Al hombre le gusta que se hable de él –aunque se hable mal- bastante más que oír hablar de Dios. Es necesario proclamar que Jesús es el Señor. En él se fundan la justicia y la libertad. Nosotros predicamos a Cristo crucificado y resucitado (cf 1 Co 1,23) porque estamos convencidos de que en Él tienen su fundamento la verdadera justicia y la verdadera libertad.
Que sus ojos nos vean
Cuando en el Viernes Santo se eleve ante nuestros ojos el Crucifijo desnudo, mirémoslo bien. Es el Jesús a quien proclamamos como Señor y no otro. No un Jesús fácil, de agua de rosas. Para que nosotros pudiésemos tener el privilegio de saludarlo como Rey y Señor verdadero, Jesús aceptó ser saludado como rey de burlas, para que nosotros pudiésemos tener el provilegio de doblar humildemente la rodilla ante Él, aceptó que se arrodillaran ante él por burla y por escarnio.

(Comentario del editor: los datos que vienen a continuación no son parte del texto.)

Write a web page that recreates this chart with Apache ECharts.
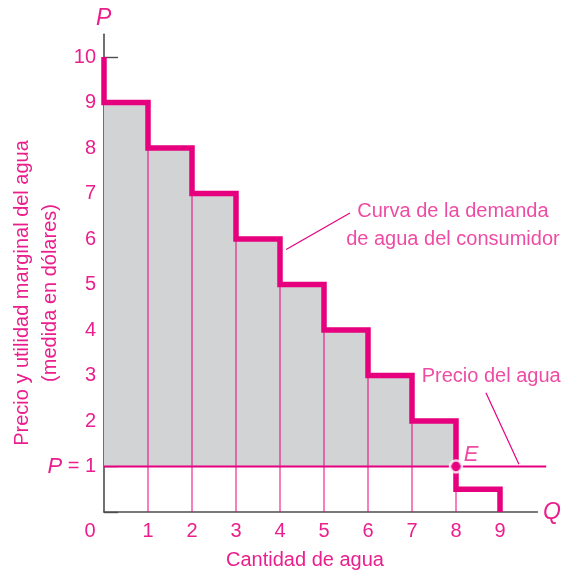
<!DOCTYPE html>
<html><head><meta charset="utf-8">
<script src="https://cdn.jsdelivr.net/npm/echarts@6/dist/echarts.min.js"></script>
<style>html,body{margin:0;padding:0;background:#fff}#c{width:576px;height:571px}</style>
</head><body><div id="c"></div>
<script>
// ---- data ----
const quantities = [0,1,2,3,4,5,6,7,8,9];
const prices = [9,8,7,6,5,4,3,2,0.5];   // marginal value of each unit of water
const topPrice = 10;
const waterPrice = 1;
const equilibriumQ = 8;
const xTicks = [0,1,2,3,4,5,6,7,8,9];
const yTicks = [1,2,3,4,5,6,7,8,9,10];
const priceLineEnd = 10.05;
const demandNote = ['Curva de la demanda','de agua del consumidor'];
const demandNotePos = [7.93, 6.29];
const demandLeader = [[4.14,5.77],[5.59,6.57]];
const priceNote = 'Precio del agua';
const priceNotePos = [8.8, 2.97];
const priceLeader = [[8.68,2.62],[9.43,1.05]];

const PINK = '#e6007e', TXT = '#ea1e8c', GRAY = '#d1d3d4', AX = '#4d4d4d';
const FONT = '"Liberation Sans", Arial, sans-serif';
const FS = 20;

// step curve points
const step = [[0, topPrice]];
prices.forEach((p,i)=>{ step.push([quantities[i], p]); step.push([quantities[i+1], p]); });
step.push([quantities[quantities.length-1], 0]);

const rects = prices.map((p,i)=>[i,p]).filter(d=>d[1]>waterPrice);
const verticals = prices.map((p,i)=>[i,p]).filter(d=>d[0]>0);

const chart = echarts.init(document.getElementById('c'));
chart.setOption({
  animation:false,
  grid:{left:104, right:38.6, top:34.25, bottom:59},
  xAxis:{type:'value', min:0, max:9.85, interval:1,
    axisLine:{show:true, lineStyle:{color:AX, width:1.6}},
    axisTick:{show:false}, splitLine:{show:false},
    axisLabel:{color:TXT, fontFamily:FONT, fontSize:FS, margin:9,
      showMaxLabel:false,
      formatter:v=> xTicks.includes(v) ? (v===0 ? '{z|0}' : String(v)) : '',
      rich:{z:{color:TXT, fontFamily:FONT, fontSize:FS, padding:[0,28,0,0]}}}},
  yAxis:{type:'value', min:0, max:10.5, interval:1,
    axisLine:{show:true, lineStyle:{color:AX, width:1.6}},
    axisTick:{show:true, inside:true, length:14, lineStyle:{color:AX, width:1.4}},
    splitLine:{show:false},
    axisLabel:{color:TXT, fontFamily:FONT, fontSize:FS, margin:8, showMaxLabel:false,
      formatter:v=> !yTicks.includes(v) ? '' : (v===waterPrice ? '{i|P} = 1' : String(v)),
      rich:{i:{fontStyle:'italic', color:TXT, fontFamily:FONT, fontSize:22}}}},
  graphic:[
    {type:'text', left:96, top:7, style:{text:'P', font:'italic 23px '+FONT, fill:TXT}},
    {type:'text', left:543, top:501, style:{text:'Q', font:'italic 23px '+FONT, fill:TXT}},
    {type:'text', x:22, y:293, rotation:Math.PI/2, style:{text:'Precio y utilidad marginal del agua', font:FS+'px '+FONT, fill:TXT, textAlign:'center', textVerticalAlign:'middle'}},
    {type:'text', x:50, y:293, rotation:Math.PI/2, style:{text:'(medida en dólares)', font:FS+'px '+FONT, fill:TXT, textAlign:'center', textVerticalAlign:'middle'}},
    {type:'text', x:305, y:560, style:{text:'Cantidad de agua', font:FS+'px '+FONT, fill:TXT, textAlign:'center', textVerticalAlign:'middle'}}
  ],
  series:[
    {type:'custom', z:1, data:rects, clip:false,
      renderItem:(params,api)=>{
        const a=api.coord([api.value(0), waterPrice]), b=api.coord([api.value(0)+1, api.value(1)]);
        return {type:'rect', shape:{x:a[0], y:b[1], width:b[0]-a[0], height:a[1]-b[1]}, style:{fill:GRAY}};
      }},
    {type:'custom', z:2, data:verticals, clip:false,
      renderItem:(params,api)=>{
        const a=api.coord([api.value(0), 0]), b=api.coord([api.value(0), api.value(1)]);
        return {type:'line', shape:{x1:a[0], y1:a[1], x2:b[0], y2:b[1]}, style:{stroke:PINK, lineWidth:1}};
      }},
    {type:'custom', z:3, clip:false, data:[[0, priceLineEnd, waterPrice]],
      renderItem:(params,api)=>{
        const a=api.coord([api.value(0), api.value(2)]), b=api.coord([api.value(1), api.value(2)]);
        return {type:'line', shape:{x1:a[0], y1:a[1], x2:b[0], y2:b[1]}, style:{stroke:PINK, lineWidth:2.2}};
      }},
    {type:'line', z:4, clip:false, symbol:'none', data:step,
      lineStyle:{color:PINK, width:5.5, join:'miter', cap:'butt'}},
    {type:'line', z:3, clip:false, symbol:'none', data:demandLeader, lineStyle:{color:PINK, width:1.2}},
    {type:'line', z:3, clip:false, symbol:'none', data:priceLeader, lineStyle:{color:PINK, width:1.2}},
    {type:'scatter', z:6, clip:false, data:[[equilibriumQ, waterPrice]], symbolSize:12,
      itemStyle:{color:PINK, borderColor:'#fff', borderWidth:2.5},
      label:{show:true, position:[15,-15], formatter:'E', fontStyle:'italic', fontSize:22, color:TXT, fontFamily:FONT}},
    {type:'scatter', z:6, clip:false, symbolSize:0, data:[demandNotePos],
      label:{show:true, position:'inside', formatter:demandNote.join('\n'), color:TXT, fontFamily:FONT, fontSize:FS, lineHeight:28, align:'center', verticalAlign:'middle'}},
    {type:'scatter', z:6, clip:false, symbolSize:0, data:[priceNotePos],
      label:{show:true, position:'inside', formatter:priceNote, color:TXT, fontFamily:FONT, fontSize:FS, align:'center', verticalAlign:'middle'}}
  ]
});
</script></body></html>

Tenemos que estar muy compenetrados con lo que hacemos y poner en ello una gran adoración. Y una enorme gratitud, pues es muy grande el precio que Él ha pagado. Todas las “proclamaciones” que escuchó, estando vivo, fueron proclamaciones de odio; todas las “genuflexiones” que vio, fueron genuflexiones de ignominia. No debemos añadir nosotros otras más con nuestra frialdad y nuestra superficialidad. Mientras expiraba en la cruz, aún tenía en sus oídos el eco ensordecedor de aquellos gritos y la palabra “rey” colgaba escrita sobre su cabeza como una condena. Ahora que vive a la derecha del Padre y que está presente, por el Espíritu, en medio de nosotros, que sus ojos puedan ver que toda rodilla se dobla y que, con ello, se dobla la mente, el corazón, la voluntad y todo lo que sus oídos escuchen, sea el grito de alegría que brota del corazón de los redimidos: ¡Jesucristo es el Señor, para gloria de Dios Padre!